At the time of this writing, compilers have been avoiding such an approach for years. A popular approach is that of using a hash map, keyed on the mangled name of the entity, which gives an average constant time lookup —on the number of template instantiations—. This, however, means that mangled names have to be kept around for anything ever instantiated; even for things like _make_index_sequence which is unlikely to ever make it into the linking stage. As mangled names get long —really long, like those generated by expression templates—, they put more and more pressure on memory utilization, as well as a bit on mangling and hashing.

When looking back at those _make_index_sequence implementations, it is important to know that most ABIs have some form or another of compression. When a partial name or symbol is repeated, it will likely be represented by a back reference instead. Conceptually, _join<index_sequence<0, 1>, index_sequence<0, 1>> is mangled as _join<index_sequence<0, 1>, \1>.

When it comes to performance, the responsible thing to do is to measure. Your mileage may vary...

The case of the tuple

Tuple is the last variadic stand. It too was implemented via recursion in the old days, each recursion step would store one element of the tuple and inherit from a tuple with the remaining ones. Unsurprisingly, a variadic tuple implementation exploits the same techniques previously explored, but does so in new places:

template <std::size_t I, typename T>
struct _tuple_leaf { // EBO candidate, http://talesofcpp.fusionfenix.com/post-18/episode-ten-when-size-does-matter
  T _value;
};

template <typename Is, typename ...Ts>
struct _tuple_impl;

template <std::size_t ...Is, typename ...Ts>
struct _tuple_impl<index_sequence<Is...>, Ts...>
  : _tuple_leaf<Is, Ts>... // base-specifier expansion
{
  template <typename ...Us>
  _tuple_impl(Us&&... vs)
    : _tuple_leaf<Is, Ts>(std::forward<Us>(vs))... // member-initializer expansion
  {}

  /*...*/
};

template <typename ...Ts>
class tuple {
  _tuple_impl<index_sequence_for<Ts...>, Ts...> _impl;

  /*...*/
};

Like in previous examples, recursion can be eliminated by the introduction of a helper index pack. Storage for all elements in the tuple is obtained via a single pack expansion in the base-clause.
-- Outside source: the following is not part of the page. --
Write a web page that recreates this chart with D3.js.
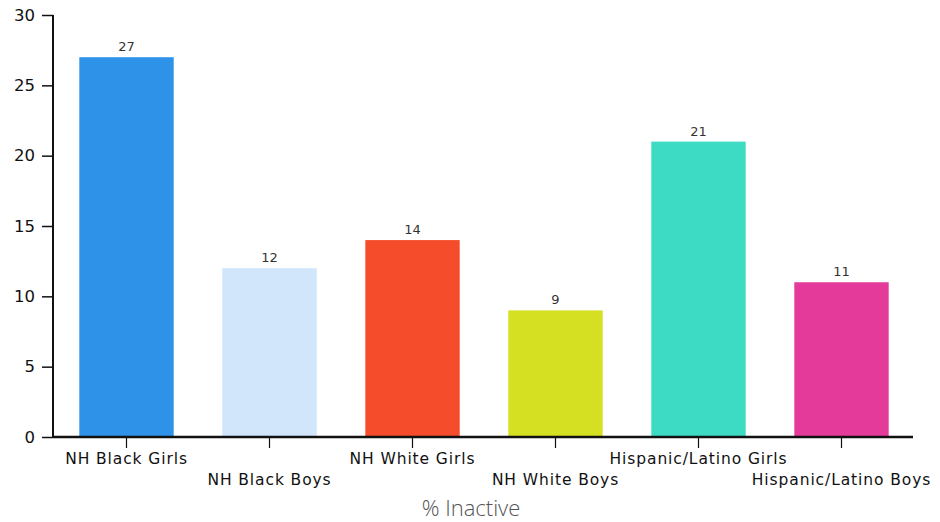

The seemingly redundant index for each tuple leaf is necessary, as there might be duplicated types in Ts..., and duplicate direct bases are invalid.
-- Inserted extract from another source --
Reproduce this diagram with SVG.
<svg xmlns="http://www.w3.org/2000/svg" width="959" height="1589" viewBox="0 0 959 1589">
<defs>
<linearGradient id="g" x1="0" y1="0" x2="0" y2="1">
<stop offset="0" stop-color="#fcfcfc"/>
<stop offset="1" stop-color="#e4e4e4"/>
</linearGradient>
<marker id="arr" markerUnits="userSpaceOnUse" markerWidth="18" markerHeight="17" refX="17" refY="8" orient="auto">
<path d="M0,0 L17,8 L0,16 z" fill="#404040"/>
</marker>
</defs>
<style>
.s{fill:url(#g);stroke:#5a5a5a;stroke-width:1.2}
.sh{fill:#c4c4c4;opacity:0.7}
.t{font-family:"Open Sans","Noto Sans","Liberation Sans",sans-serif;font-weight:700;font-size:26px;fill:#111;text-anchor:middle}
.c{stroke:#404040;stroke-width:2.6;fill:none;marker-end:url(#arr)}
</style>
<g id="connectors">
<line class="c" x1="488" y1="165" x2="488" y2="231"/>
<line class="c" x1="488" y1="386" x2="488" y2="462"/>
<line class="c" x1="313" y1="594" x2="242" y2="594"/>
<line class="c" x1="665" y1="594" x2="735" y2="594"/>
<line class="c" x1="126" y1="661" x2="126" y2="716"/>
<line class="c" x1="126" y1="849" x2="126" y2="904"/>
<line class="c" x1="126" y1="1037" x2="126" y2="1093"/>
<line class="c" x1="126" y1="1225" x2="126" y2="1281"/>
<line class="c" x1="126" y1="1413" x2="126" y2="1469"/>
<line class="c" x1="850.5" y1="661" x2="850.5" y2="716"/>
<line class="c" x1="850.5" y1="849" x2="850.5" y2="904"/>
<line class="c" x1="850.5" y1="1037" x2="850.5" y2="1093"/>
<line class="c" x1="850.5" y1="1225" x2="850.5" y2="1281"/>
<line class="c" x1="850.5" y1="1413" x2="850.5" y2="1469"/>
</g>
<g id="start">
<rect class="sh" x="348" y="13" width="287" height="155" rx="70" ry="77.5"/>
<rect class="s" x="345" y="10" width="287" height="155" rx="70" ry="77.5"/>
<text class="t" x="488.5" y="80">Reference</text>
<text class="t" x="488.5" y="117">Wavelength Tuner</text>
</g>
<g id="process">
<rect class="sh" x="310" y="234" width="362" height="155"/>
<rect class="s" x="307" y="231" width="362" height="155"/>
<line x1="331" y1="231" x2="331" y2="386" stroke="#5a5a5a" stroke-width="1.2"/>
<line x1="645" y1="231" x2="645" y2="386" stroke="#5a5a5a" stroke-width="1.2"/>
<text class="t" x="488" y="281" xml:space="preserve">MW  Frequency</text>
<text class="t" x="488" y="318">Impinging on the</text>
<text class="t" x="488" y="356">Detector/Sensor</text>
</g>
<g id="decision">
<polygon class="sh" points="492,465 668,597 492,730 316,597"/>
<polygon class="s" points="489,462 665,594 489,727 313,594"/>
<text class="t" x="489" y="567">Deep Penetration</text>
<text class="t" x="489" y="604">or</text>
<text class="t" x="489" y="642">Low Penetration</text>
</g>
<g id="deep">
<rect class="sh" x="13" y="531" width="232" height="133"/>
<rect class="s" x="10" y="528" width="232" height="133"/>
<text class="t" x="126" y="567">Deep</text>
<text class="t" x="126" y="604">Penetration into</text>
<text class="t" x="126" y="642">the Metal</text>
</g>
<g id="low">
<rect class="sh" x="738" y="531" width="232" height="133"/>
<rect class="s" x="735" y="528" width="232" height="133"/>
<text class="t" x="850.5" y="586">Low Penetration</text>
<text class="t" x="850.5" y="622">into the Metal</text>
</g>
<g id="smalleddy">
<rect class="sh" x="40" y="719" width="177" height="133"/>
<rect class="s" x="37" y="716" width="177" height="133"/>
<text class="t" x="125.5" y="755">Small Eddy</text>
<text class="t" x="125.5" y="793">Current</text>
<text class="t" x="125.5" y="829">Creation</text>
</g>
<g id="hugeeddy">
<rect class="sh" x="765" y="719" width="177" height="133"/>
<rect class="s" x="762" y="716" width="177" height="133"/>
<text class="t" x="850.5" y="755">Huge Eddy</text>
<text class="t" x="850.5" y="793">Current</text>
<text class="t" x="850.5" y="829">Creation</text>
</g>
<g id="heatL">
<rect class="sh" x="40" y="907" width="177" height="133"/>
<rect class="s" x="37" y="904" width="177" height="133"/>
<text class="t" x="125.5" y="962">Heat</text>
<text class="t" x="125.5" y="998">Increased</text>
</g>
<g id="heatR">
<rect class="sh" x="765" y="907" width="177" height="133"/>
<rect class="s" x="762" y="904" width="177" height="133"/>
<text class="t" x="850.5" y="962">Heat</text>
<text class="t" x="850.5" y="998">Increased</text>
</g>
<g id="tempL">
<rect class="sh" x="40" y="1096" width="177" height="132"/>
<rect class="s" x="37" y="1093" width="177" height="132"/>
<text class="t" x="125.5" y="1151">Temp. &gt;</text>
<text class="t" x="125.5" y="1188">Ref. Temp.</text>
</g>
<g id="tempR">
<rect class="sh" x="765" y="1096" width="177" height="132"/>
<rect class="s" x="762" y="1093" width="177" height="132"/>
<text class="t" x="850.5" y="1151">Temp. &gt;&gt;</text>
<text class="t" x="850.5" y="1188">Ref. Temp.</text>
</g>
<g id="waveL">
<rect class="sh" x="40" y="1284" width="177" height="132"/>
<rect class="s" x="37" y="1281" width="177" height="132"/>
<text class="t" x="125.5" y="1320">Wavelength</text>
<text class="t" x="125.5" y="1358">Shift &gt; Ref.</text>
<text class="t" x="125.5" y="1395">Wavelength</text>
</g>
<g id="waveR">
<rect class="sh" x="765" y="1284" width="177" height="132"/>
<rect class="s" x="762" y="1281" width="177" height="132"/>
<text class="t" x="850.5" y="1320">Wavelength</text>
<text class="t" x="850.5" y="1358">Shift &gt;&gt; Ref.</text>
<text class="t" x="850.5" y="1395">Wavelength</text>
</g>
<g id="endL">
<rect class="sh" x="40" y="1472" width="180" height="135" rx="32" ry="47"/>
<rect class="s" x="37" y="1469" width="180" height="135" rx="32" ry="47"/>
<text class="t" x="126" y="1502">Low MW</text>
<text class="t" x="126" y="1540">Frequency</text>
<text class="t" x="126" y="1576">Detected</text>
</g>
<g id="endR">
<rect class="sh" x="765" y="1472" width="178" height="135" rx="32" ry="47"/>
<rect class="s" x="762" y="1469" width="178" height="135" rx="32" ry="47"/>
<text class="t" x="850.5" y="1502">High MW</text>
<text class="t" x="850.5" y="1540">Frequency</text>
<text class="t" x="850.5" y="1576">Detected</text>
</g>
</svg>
Once the index is part of the leaf type, the task of getting ahold of the I-th member can be delegated to overload resolution:

template <std::size_t ...Is, typename ...Ts>
struct _tuple_impl<index_sequence<Is...>, Ts...>
  : _tuple_leaf<Is, Ts>...
{
  /*...*/

  template <std::size_t I, typename T>
  static _tuple_leaf<I, T>& _select(
    _tuple_leaf<I, T>& leaf) noexcept {
    return leaf;
  }

  template <std::size_t I>
  auto& get() noexcept {
    // let overload resolution take its course
    return _select<I>(*this)._value;
  }
};

Since an explicit template argument I is given to select, only T needs to be deduced. The tuple internal implementation can unambiguously bind to a reference to _tuple_leaf<I, T> for an explicitly given I and a deduced T, since it inherits from every leaf and each leaf has a distinct index.
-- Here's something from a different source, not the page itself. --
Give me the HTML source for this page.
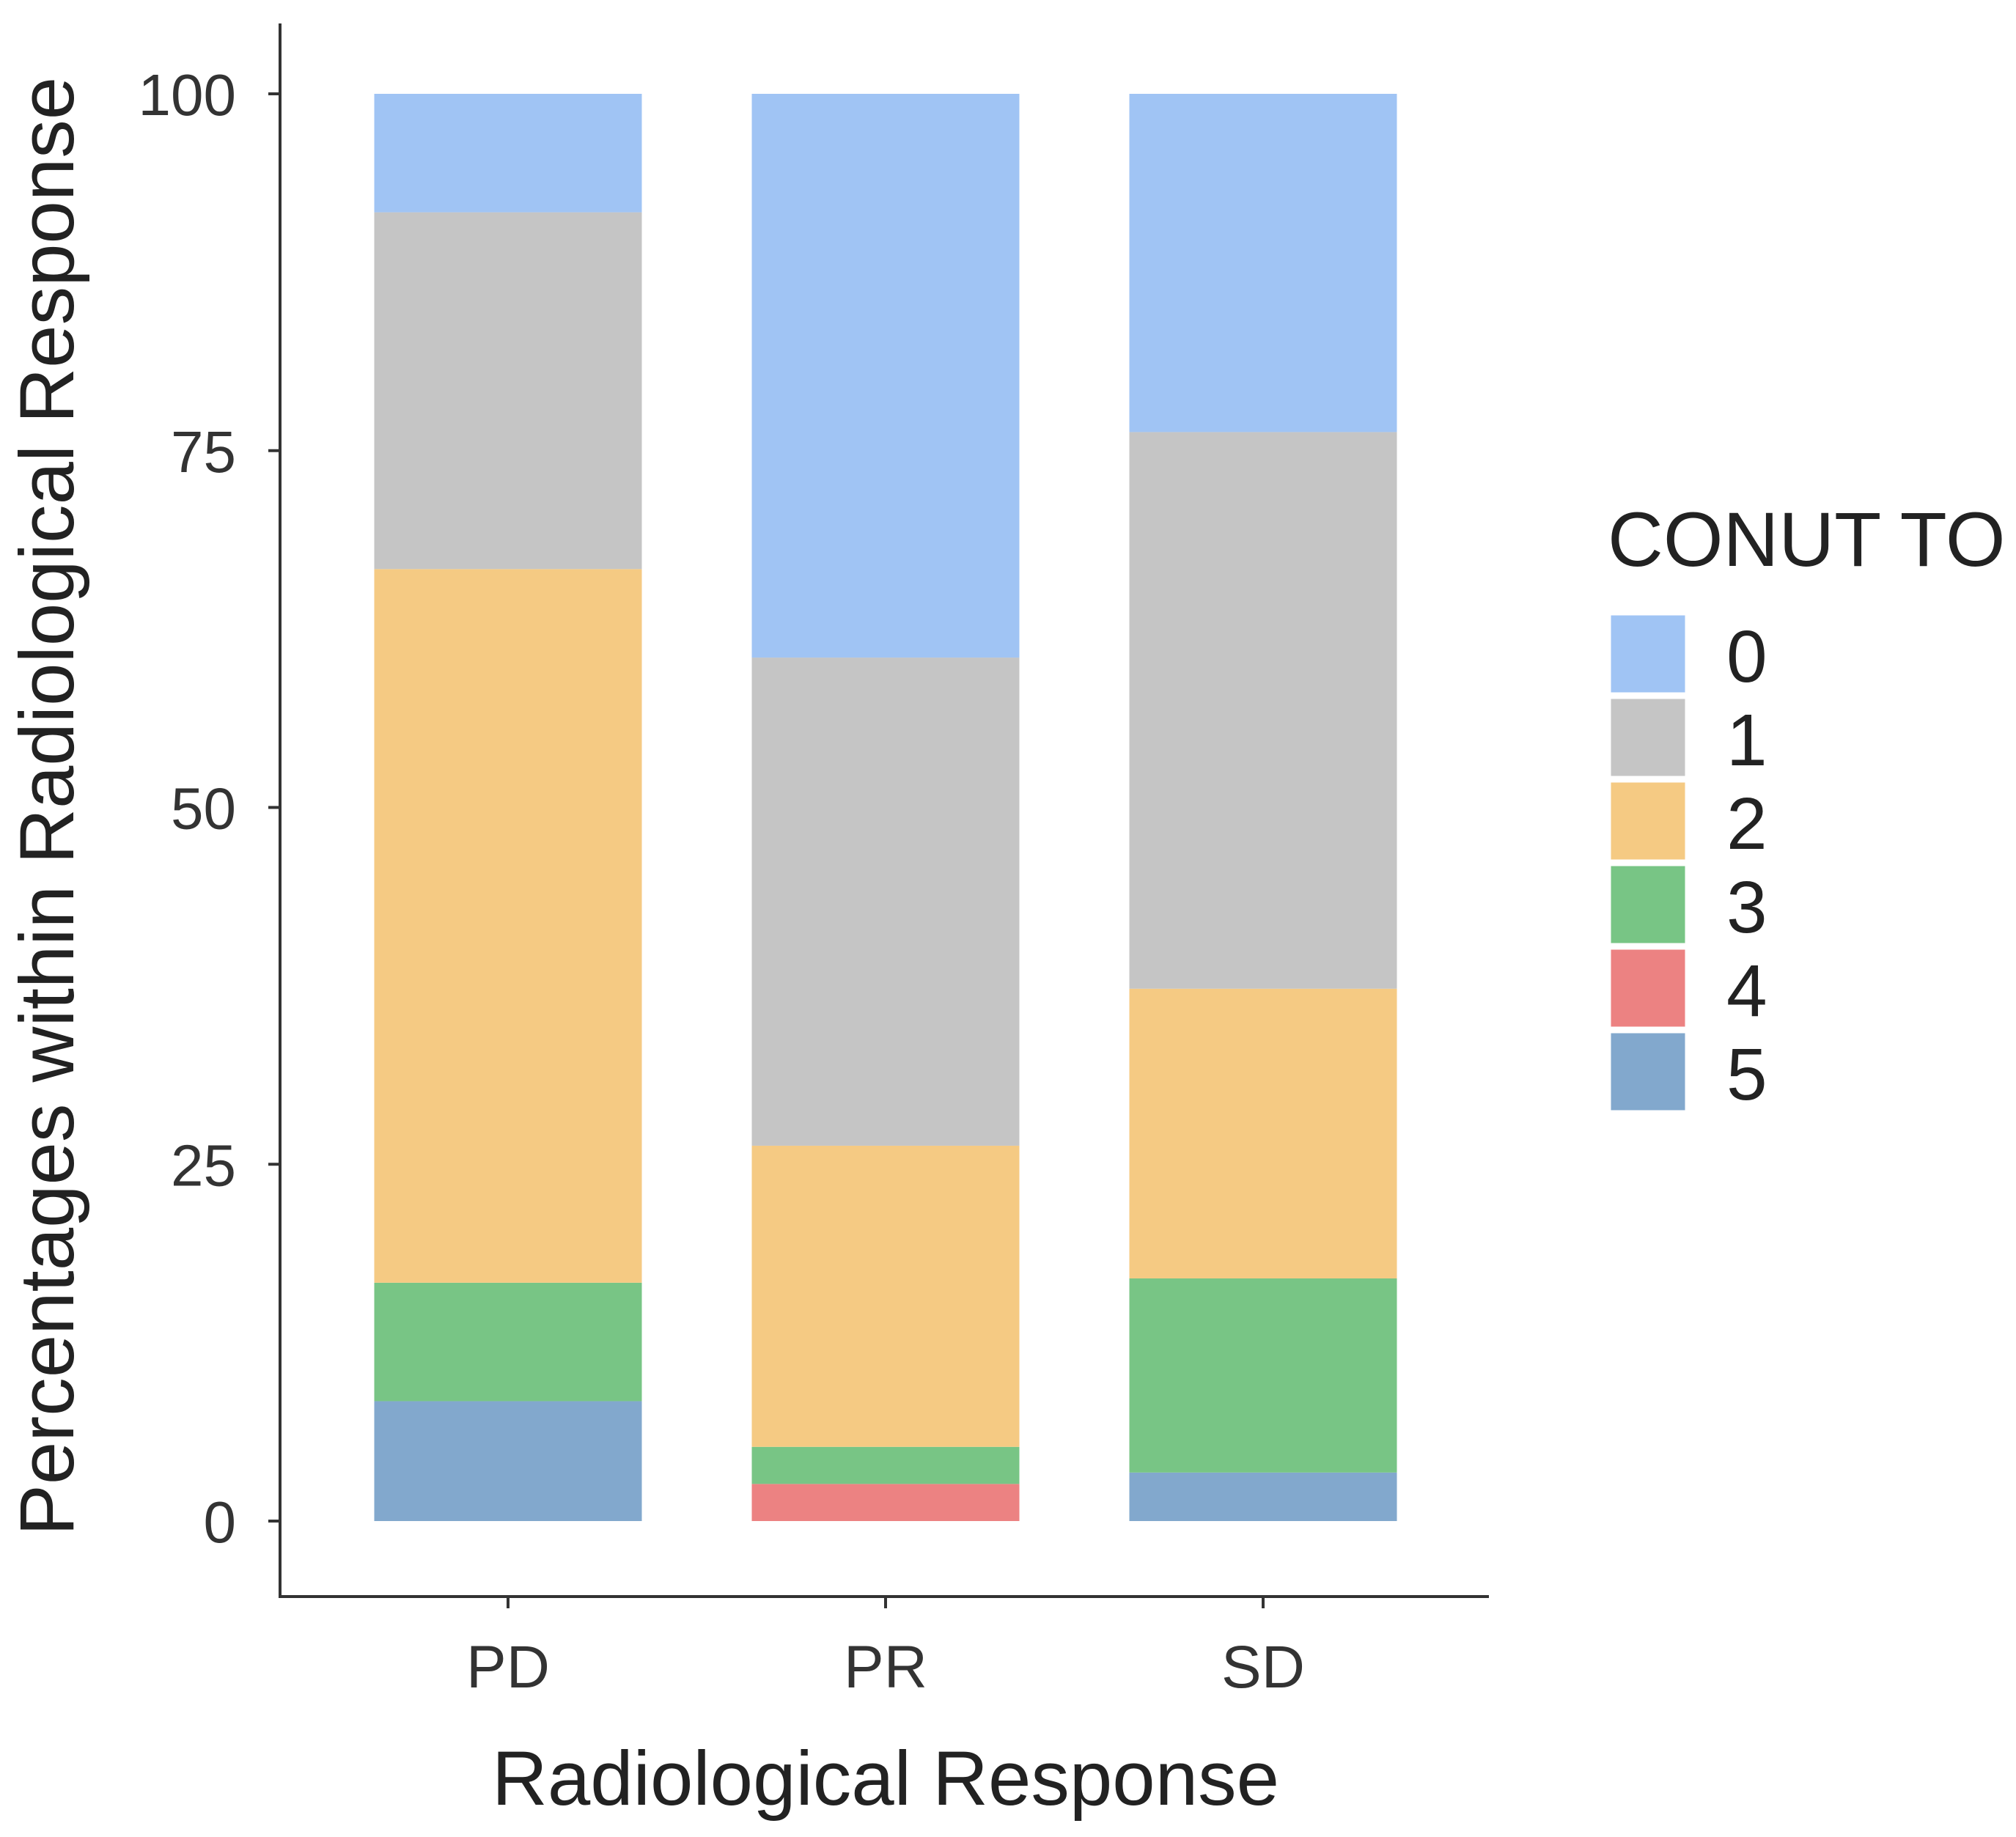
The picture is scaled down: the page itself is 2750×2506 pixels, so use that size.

A similar approach can be taken to implement tuple_element, noting that it should not instantiate any of the tuple element types. A more general approach is needed:

template <std::size_t I, typename T>
struct _indexed {
  using type = T;
};

template <typename Is, typename ...Ts>
struct _indexer;

template <std::size_t ...Is, typename ...Ts>
struct _indexer<index_sequence<Is...>, Ts...>
  : _indexed<Is, Ts>...
{};

template <std::size_t I, typename ...Ts>
struct _at_index {
  template <typename T>
  static _indexed<I, T> _select(_indexed<I, T>);

  using _impl = _indexer<index_sequence_for<Ts...>, Ts...>;
  using type = typename decltype(_select(_impl{}))::type;
};

With this reusable solution, implementing tuple_element is straightforward:

template <std::size_t I, typename Tuple>
struct tuple_element;

template <std::size_t I, typename ...Ts>
struct tuple_element<I, tuple<Ts...>>
  : _at_index<I, Ts...>
{};

The job is done, true variadics all the way down!